Working with Recycled-Paper Countertop Material
I found that when you begin with a major sized slab, you can use a chalk line and a skill saw to cut out the shapes of the countertops oversize by an inch or so. I then cut with the skill saw up to 1/8” to my cut line. The product does not chip out too much, so there are no problems here. Especially when you are putting a round-over or another profile on the edges.
I use both top and bottom mounted bearing flush trim bits. (I use Whiteside and Freud bits mostly). I find that hogging the majority of the material away with a larger diameter bit works well, then I move to a smaller diameter (3/8-1/4”) bit to do the final pass. This leaves machine marks to a minimum, and it is best to use a powerful router. 1 3/4hp Porter Cable works fine, though. This material is very hard on your blades and bits. I go through two bits of the same profile, other than the round over bits (mainly flush trims), per job, and account for this in the pricing.
On inside corners, a 90 degree jig works great to flush trim to on the inside radius. I use a 3/8” flush trim to run along the jig inside the corner and this produces a perfect inside radius. The outside radius I use a radius jig to flush trim to as well. An assortment of straight edges and radius jigs come in handy. I always use a 1/8” to 3/8” round-over/bull-nose, which really flows well with the inside and outside radius. The thicker the material, the larger the radius, I find (usually, but not necessarily). (Or chamfer.) I sand out the machine marks before I round over the edges to minimize a chain reaction ripple effect.
Once I have all of the edges prepared with the router, I use a random orbit sander with 150 grit, move up to 220, then to maroon scotch bright, and then grey. Festool makes a super fine sanding pad to hook on to the hook and loop sanders. This will produce a very glossy finish. I then use orange oil/beeswax to finish the countertops and tell my client to use as needed. I also explain to them that they can buff out the little scratches they put in it with the scotch bright and re-apply the finish to restore the look and feel.
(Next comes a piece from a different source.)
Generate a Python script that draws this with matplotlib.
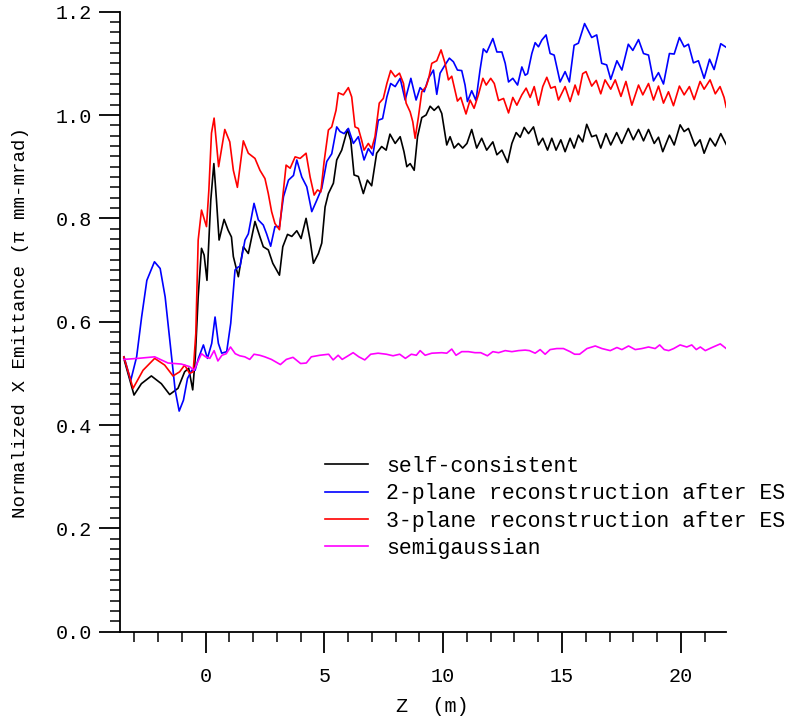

You have to pre-drill this material in order to screw into it, but you can only screw into the face of the material rather than the edge, otherwise the material will split and delaminate along the layers of paper. (Very bad.) I find that drilling a pilot hole slightly deeper then the screw's penetration works best, otherwise you will snap off the head of the screw every time. Once the tip of the screw bottoms out, it will not penetrate the material and will shear the shank. Coarse thread screws are what I use.
When joints are necessary, draw bolts with 30 minute epoxy work great. I also use sanding powder of the material to mix into the epoxy for a better match. The seam will be a ghost line you have to look for.
I have had this material come from the factory with a bad lamination. Sent the project back and then got a new piece, which evidently came from the same batch, because the same discrepancy happened again in the same spot. The next time around I filled the stress fracture looking cracks of the delaminating with epoxy and sanding dust. You can also use a Sharpie pen of the same color, immediately wiping it away, which helps make the white crack lines disappear very well. This is a very uncommon occurrence and should not ever be a problem. In this case, after we received the bad slab for a second time, the homeowner said fix it aesthetically to save time and costs. It looks great.
All and all, the product is very kick ass and I would recommend it to anyone. If you are going to work with it, be prepared to go through cutters, and plan to experiment with the product sanding wise on some scrap to see what you are capable of doing. It is very heavy, very strong, and very beautiful when machined and installed properly. If you have solid surface experience, you will flow right into it. No solid surface experience, you will have to do a little figuring out.
From the original questioner:
I charge time and materials when I have used this product on cabinets I did not build and install myself. For my own cabinets, which I install myself, I incorporate it into the bid. A small kitchen, small half bath vanity top, 6 foot master bath top and a four foot mudroom top ran my client about $4500.00 (North of Bay Area 5 hours.)
As far as joints go, I would stress that once the joint is made, protect the edges of the seam at all cost. It is a sharp edge and if it chips it will surely show, and although you can fill the void with epoxy and sanding dust (the finer the sanding dust, the better), it is still visible. You wouldn’t notice it unless it was shown to you or you went over it with a fine tooth comb scrutinizing it. I use draw bolts to join my seams. I try to lay it all out so that I may not have to have any joints at all, but most of the time in a large kitchen, you will probably run into at least one. There are many techniques to produce the joint, I guess, but I use straight edges and a flush trim router to cut precise lines. I then use biscuits to help with alignment on the top epoxy with sanding dust and draw bolts. I wipe away the squeeze out, and once cured, I go over the entire surface with a good buffing with a scotch bright. I found that you can kerf the product successfully for radius vertical work (though I haven’t had to use it this way yet).
From contributor M:
This product looks great; I saw it at the green build conference in Atlanta a few years ago. I wish that there was a supplier in the S.E.